President of the Socialist group in the Senate
- Incumbent
- Assumed office 23 January 2018
- Preceded by: Didier Guillaume

Minister of the City, Youth and Sports
- In office 26 August 2014 – 10 May 2017
- Prime Minister: Manuel Valls Bernard Cazeneuve
- Preceded by: Najat Vallaud-Belkacem
- Succeeded by: Laura Flessel

President of the General Council of Nord
- In office 31 March 2011 – 22 September 2014
- Preceded by: Bernard Derosier
- Succeeded by: Didier Manier

Personal details
- Born: 29 April 1957 (age 69) Lille, France
- Party: Socialist Party
- Alma mater: Lille 2 University of Health and Law

= Patrick Kanner =

French politician

Patrick Kanner (/fr/; born 29 April 1957) is a French politician serving as president of the Socialist group, defeating Éric Kerrouche and Michaël Weber. A member of the Socialist Party, he has represented the department of Nord since 2017. Kanner previously served as President of the General Council of Nord from 2011 to 2014 and Minister of the City, Youth and Sports from 2014 to 2017.

==Early life and education==
Kanner is the son of Polish Jews who fled Nazism to France. He grew up in Lille and studied at Lille 2 University of Health and Law.

==Political career==
===Career in local politics===
Kanner was elected to the municipal council of Lille in 1989. He became Mayor Pierre Mauroy's youngest adjoint the same year, a position he kept when Martine Aubry assumed the mayorship in 2001. In 1998, he was also elected to the General Council of Nord.

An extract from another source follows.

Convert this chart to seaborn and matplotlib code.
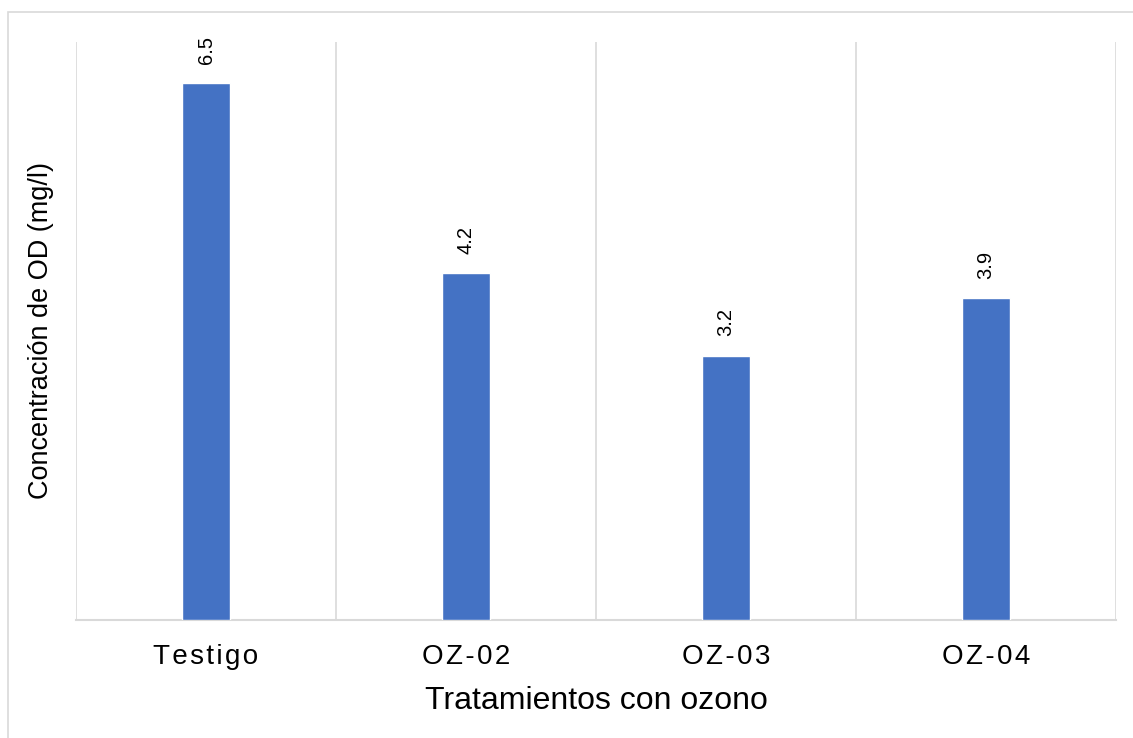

===Career in government===
Elected to the presidency of the Nord General Council in 2011, Kanner became Minister of the City, Youth and Sports in the Second Valls government, succeeding Najat Vallaud-Belkacem. He remained in office in the Cazeneuve government.

===Senator for Nord===
In 2017, Kanner was elected to the Senate. Following the announced retirement of Didier Guillaume, he was elected president of the Socialist group in the Senate with 47 votes, against Laurence Rossignol with 25 votes, on 23 January 2018.

Ahead of the Socialist Party's 2017 primaries, Kanner endorsed Manuel Valls as the party's candidate for the presidential election later that year.

In the Socialist Party's 2018 convention in Aubervilliers, Kanner publicly endorsed Stéphane Le Foll as candidate for the party's leadership.